The ratio, which includes both Central and state tax revenues, is higher than that of several emerging economies such as Hong Kong, Malaysia and Indonesia. While India’s Central gross tax revenue alone stands at 11.7 per cent of GDP, the consolidated figure reflects stronger state-level participation and improved compliance across the overall tax system.
Despite the progress, India continues to lag behind advanced economies. Germany’s tax-to-GDP ratio is close to 38 per cent, while the United States stands at around 25.6 per cent. Bank of Baroda noted that this gap represents a significant policy opportunity for India, particularly given its favourable demographic profile and growth potential.
The report highlighted that the government is increasingly prioritising comprehensive tax reforms focused on simplification, rationalisation and digitisation. These measures are expected to further raise the tax-to-GDP ratio in the coming years.
Key regulatory initiatives, including the proposed Income Tax Act, 2025, and the rationalisation of corporate tax structures, are likely to enhance transparency and ease of compliance. The new Income Tax Act, scheduled to come into force from April 1, 2026, is also expected to broaden the tax base by gradually bringing more of the informal economy into the formal fold.
A historical analysis in the report shows that tax collections and nominal GDP have begun moving more closely in tandem over time. Between FY93 and FY02, the relationship was volatile due to a narrow tax base.
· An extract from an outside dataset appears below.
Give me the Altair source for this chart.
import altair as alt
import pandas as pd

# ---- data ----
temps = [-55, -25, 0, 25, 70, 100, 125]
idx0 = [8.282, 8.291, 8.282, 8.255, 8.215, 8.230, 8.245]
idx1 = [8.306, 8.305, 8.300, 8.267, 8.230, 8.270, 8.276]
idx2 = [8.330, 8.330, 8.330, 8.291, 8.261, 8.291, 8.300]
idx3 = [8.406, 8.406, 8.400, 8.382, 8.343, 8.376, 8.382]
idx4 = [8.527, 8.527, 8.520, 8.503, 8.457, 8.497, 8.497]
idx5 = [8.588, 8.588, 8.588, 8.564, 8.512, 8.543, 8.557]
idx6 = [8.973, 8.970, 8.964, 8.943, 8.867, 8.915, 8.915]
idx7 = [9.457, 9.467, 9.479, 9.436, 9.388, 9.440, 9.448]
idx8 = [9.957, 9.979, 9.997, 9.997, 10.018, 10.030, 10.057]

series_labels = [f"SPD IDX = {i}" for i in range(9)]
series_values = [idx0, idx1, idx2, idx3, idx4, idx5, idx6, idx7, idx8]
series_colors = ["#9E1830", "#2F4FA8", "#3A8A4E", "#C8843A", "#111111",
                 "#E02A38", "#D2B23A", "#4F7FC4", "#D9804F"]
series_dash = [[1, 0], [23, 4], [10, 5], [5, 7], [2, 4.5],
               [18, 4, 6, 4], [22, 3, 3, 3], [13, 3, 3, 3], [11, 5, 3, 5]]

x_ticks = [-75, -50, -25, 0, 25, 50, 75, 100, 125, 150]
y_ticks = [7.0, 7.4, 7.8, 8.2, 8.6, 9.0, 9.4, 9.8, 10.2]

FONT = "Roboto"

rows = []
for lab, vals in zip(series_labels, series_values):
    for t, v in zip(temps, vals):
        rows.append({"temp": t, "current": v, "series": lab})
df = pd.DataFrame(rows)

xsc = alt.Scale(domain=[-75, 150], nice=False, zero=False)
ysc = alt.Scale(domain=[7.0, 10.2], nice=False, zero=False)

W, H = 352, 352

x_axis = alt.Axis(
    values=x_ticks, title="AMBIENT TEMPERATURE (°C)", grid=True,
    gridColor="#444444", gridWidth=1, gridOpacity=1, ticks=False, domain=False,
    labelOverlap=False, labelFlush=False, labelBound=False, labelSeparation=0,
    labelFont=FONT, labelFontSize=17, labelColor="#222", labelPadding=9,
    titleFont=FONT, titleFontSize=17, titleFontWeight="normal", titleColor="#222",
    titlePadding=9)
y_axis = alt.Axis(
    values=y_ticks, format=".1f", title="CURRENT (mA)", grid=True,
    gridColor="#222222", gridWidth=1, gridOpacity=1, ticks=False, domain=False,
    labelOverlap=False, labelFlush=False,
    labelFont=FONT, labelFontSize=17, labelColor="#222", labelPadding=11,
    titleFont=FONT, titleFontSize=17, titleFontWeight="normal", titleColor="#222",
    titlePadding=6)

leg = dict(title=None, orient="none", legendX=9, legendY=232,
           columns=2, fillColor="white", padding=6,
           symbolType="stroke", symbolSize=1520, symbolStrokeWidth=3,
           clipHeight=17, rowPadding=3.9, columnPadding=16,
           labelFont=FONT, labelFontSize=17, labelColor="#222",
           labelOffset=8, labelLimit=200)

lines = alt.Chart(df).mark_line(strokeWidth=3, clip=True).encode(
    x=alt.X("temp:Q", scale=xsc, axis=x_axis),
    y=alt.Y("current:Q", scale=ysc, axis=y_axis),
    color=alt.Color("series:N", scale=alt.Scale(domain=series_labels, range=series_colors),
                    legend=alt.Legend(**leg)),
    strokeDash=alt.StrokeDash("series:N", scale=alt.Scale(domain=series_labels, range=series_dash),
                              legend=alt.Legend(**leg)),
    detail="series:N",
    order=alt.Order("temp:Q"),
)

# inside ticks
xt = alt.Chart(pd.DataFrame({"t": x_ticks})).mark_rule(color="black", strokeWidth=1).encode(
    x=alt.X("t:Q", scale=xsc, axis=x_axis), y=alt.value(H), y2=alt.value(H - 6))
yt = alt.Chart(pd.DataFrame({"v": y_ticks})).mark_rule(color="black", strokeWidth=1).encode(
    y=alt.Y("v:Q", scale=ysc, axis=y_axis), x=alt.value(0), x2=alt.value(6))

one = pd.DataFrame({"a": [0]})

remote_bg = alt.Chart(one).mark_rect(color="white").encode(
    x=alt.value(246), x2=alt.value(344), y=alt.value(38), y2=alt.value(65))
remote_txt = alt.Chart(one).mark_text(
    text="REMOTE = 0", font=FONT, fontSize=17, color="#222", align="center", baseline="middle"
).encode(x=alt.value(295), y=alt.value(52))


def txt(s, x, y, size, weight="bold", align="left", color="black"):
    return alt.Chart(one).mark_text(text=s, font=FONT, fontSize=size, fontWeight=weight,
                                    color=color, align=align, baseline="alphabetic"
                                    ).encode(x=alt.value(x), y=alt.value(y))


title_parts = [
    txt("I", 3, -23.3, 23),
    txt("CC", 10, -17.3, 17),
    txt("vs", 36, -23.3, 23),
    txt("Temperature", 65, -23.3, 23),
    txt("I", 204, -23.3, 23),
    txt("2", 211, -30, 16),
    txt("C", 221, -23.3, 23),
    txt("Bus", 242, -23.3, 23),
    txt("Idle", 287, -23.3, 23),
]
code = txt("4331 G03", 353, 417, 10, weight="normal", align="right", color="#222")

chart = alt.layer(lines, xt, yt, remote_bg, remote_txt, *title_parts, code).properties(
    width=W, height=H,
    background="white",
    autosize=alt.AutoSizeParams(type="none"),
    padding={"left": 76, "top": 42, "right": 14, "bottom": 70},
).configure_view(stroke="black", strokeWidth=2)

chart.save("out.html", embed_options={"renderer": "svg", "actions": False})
However, from FY14 onwards, a clear convergence has emerged, becoming more pronounced from FY23.
Recent data indicate that tax elasticity is around 1.1, higher than the long-term average, suggesting that tax revenues are growing faster than the overall economy.
The report also identified a strong positive relationship between different tax components and key macroeconomic indicators. Income tax collections show a robust correlation with nominal GDP and per capita income, reflecting rising earnings and improved compliance. Corporate tax collections have similarly benefited from better corporate profitability, with buoyancy levels remaining strong compared to historical trends.